# [MATERIAL]
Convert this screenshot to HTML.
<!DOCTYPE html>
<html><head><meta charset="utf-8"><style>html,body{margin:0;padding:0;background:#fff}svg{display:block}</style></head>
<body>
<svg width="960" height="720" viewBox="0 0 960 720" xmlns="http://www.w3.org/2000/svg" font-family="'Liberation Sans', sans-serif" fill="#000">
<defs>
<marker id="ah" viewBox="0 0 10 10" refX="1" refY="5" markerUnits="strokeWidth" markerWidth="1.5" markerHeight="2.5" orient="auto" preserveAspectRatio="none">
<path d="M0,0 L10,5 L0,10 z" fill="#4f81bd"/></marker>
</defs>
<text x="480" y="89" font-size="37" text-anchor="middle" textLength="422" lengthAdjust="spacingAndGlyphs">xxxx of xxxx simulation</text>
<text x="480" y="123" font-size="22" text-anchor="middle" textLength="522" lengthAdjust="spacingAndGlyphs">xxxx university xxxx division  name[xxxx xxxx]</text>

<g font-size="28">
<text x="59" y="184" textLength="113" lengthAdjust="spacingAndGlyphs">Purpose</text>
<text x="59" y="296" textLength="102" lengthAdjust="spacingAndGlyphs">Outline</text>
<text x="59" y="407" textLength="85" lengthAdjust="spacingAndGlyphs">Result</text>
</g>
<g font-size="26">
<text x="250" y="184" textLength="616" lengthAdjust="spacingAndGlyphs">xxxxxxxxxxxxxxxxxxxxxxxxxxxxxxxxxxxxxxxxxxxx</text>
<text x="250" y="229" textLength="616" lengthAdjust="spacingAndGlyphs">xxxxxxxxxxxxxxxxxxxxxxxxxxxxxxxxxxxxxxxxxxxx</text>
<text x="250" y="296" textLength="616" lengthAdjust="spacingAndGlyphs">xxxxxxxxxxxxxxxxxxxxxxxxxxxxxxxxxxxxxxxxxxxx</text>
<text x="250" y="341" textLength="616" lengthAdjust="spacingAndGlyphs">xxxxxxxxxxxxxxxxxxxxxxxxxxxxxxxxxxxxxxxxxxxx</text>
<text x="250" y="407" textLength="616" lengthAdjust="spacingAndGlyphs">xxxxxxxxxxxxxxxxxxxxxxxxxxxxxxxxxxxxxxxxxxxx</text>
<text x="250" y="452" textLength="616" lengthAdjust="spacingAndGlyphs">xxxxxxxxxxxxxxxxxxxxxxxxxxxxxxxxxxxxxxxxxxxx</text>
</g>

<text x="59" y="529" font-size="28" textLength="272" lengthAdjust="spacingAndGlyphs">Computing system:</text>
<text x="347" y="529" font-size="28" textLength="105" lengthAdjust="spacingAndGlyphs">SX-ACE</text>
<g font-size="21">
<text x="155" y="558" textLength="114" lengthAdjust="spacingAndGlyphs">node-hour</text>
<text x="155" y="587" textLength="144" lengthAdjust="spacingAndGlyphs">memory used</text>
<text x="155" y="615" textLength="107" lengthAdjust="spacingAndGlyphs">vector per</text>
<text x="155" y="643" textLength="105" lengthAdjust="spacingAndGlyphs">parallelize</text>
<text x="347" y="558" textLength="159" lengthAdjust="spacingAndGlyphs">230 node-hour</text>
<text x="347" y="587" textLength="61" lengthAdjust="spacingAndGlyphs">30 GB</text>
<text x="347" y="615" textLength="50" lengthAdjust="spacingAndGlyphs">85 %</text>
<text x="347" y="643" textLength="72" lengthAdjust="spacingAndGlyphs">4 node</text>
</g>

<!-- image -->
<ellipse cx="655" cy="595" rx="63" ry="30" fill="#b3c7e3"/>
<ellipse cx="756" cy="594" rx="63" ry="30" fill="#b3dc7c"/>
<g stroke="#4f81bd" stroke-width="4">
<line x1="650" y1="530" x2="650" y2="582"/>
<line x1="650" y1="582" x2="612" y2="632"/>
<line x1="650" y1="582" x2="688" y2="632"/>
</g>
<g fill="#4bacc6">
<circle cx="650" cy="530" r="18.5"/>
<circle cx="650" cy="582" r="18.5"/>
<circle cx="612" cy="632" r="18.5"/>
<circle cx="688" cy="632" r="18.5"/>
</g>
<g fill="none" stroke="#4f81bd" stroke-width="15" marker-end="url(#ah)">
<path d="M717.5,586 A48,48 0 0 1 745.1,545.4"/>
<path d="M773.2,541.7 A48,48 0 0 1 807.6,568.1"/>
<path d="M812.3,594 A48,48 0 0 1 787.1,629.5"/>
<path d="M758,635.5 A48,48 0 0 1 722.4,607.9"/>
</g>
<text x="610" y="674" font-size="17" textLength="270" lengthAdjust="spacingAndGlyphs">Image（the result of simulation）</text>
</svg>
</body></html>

# [AIM OF THE TASK]
Write the entire listing out again, word for word.

# [WORKED ANSWER]
Convert this screenshot to HTML.
<!DOCTYPE html>
<html><head><meta charset="utf-8"><style>html,body{margin:0;padding:0;background:#fff}svg{display:block}</style></head>
<body>
<svg width="960" height="720" viewBox="0 0 960 720" xmlns="http://www.w3.org/2000/svg" font-family="'Liberation Sans', sans-serif" fill="#000">
<defs>
<marker id="ah" viewBox="0 0 10 10" refX="1" refY="5" markerUnits="strokeWidth" markerWidth="1.5" markerHeight="2.5" orient="auto" preserveAspectRatio="none">
<path d="M0,0 L10,5 L0,10 z" fill="#4f81bd"/></marker>
</defs>
<text x="480" y="89" font-size="37" text-anchor="middle" textLength="422" lengthAdjust="spacingAndGlyphs">xxxx of xxxx simulation</text>
<text x="480" y="123" font-size="22" text-anchor="middle" textLength="522" lengthAdjust="spacingAndGlyphs">xxxx university xxxx division  name[xxxx xxxx]</text>

<g font-size="28">
<text x="59" y="184" textLength="113" lengthAdjust="spacingAndGlyphs">Purpose</text>
<text x="59" y="296" textLength="102" lengthAdjust="spacingAndGlyphs">Outline</text>
<text x="59" y="407" textLength="85" lengthAdjust="spacingAndGlyphs">Result</text>
</g>
<g font-size="26">
<text x="250" y="184" textLength="616" lengthAdjust="spacingAndGlyphs">xxxxxxxxxxxxxxxxxxxxxxxxxxxxxxxxxxxxxxxxxxxx</text>
<text x="250" y="229" textLength="616" lengthAdjust="spacingAndGlyphs">xxxxxxxxxxxxxxxxxxxxxxxxxxxxxxxxxxxxxxxxxxxx</text>
<text x="250" y="296" textLength="616" lengthAdjust="spacingAndGlyphs">xxxxxxxxxxxxxxxxxxxxxxxxxxxxxxxxxxxxxxxxxxxx</text>
<text x="250" y="341" textLength="616" lengthAdjust="spacingAndGlyphs">xxxxxxxxxxxxxxxxxxxxxxxxxxxxxxxxxxxxxxxxxxxx</text>
<text x="250" y="407" textLength="616" lengthAdjust="spacingAndGlyphs">xxxxxxxxxxxxxxxxxxxxxxxxxxxxxxxxxxxxxxxxxxxx</text>
<text x="250" y="452" textLength="616" lengthAdjust="spacingAndGlyphs">xxxxxxxxxxxxxxxxxxxxxxxxxxxxxxxxxxxxxxxxxxxx</text>
</g>

<text x="59" y="529" font-size="28" textLength="272" lengthAdjust="spacingAndGlyphs">Computing system:</text>
<text x="347" y="529" font-size="28" textLength="105" lengthAdjust="spacingAndGlyphs">SX-ACE</text>
<g font-size="21">
<text x="155" y="558" textLength="114" lengthAdjust="spacingAndGlyphs">node-hour</text>
<text x="155" y="587" textLength="144" lengthAdjust="spacingAndGlyphs">memory used</text>
<text x="155" y="615" textLength="107" lengthAdjust="spacingAndGlyphs">vector per</text>
<text x="155" y="643" textLength="105" lengthAdjust="spacingAndGlyphs">parallelize</text>
<text x="347" y="558" textLength="159" lengthAdjust="spacingAndGlyphs">230 node-hour</text>
<text x="347" y="587" textLength="61" lengthAdjust="spacingAndGlyphs">30 GB</text>
<text x="347" y="615" textLength="50" lengthAdjust="spacingAndGlyphs">85 %</text>
<text x="347" y="643" textLength="72" lengthAdjust="spacingAndGlyphs">4 node</text>
</g>

<!-- image -->
<ellipse cx="655" cy="595" rx="63" ry="30" fill="#b3c7e3"/>
<ellipse cx="756" cy="594" rx="63" ry="30" fill="#b3dc7c"/>
<g stroke="#4f81bd" stroke-width="4">
<line x1="650" y1="530" x2="650" y2="582"/>
<line x1="650" y1="582" x2="612" y2="632"/>
<line x1="650" y1="582" x2="688" y2="632"/>
</g>
<g fill="#4bacc6">
<circle cx="650" cy="530" r="18.5"/>
<circle cx="650" cy="582" r="18.5"/>
<circle cx="612" cy="632" r="18.5"/>
<circle cx="688" cy="632" r="18.5"/>
</g>
<g fill="none" stroke="#4f81bd" stroke-width="15" marker-end="url(#ah)">
<path d="M717.5,586 A48,48 0 0 1 745.1,545.4"/>
<path d="M773.2,541.7 A48,48 0 0 1 807.6,568.1"/>
<path d="M812.3,594 A48,48 0 0 1 787.1,629.5"/>
<path d="M758,635.5 A48,48 0 0 1 722.4,607.9"/>
</g>
<text x="610" y="674" font-size="17" textLength="270" lengthAdjust="spacingAndGlyphs">Image（the result of simulation）</text>
</svg>
</body></html>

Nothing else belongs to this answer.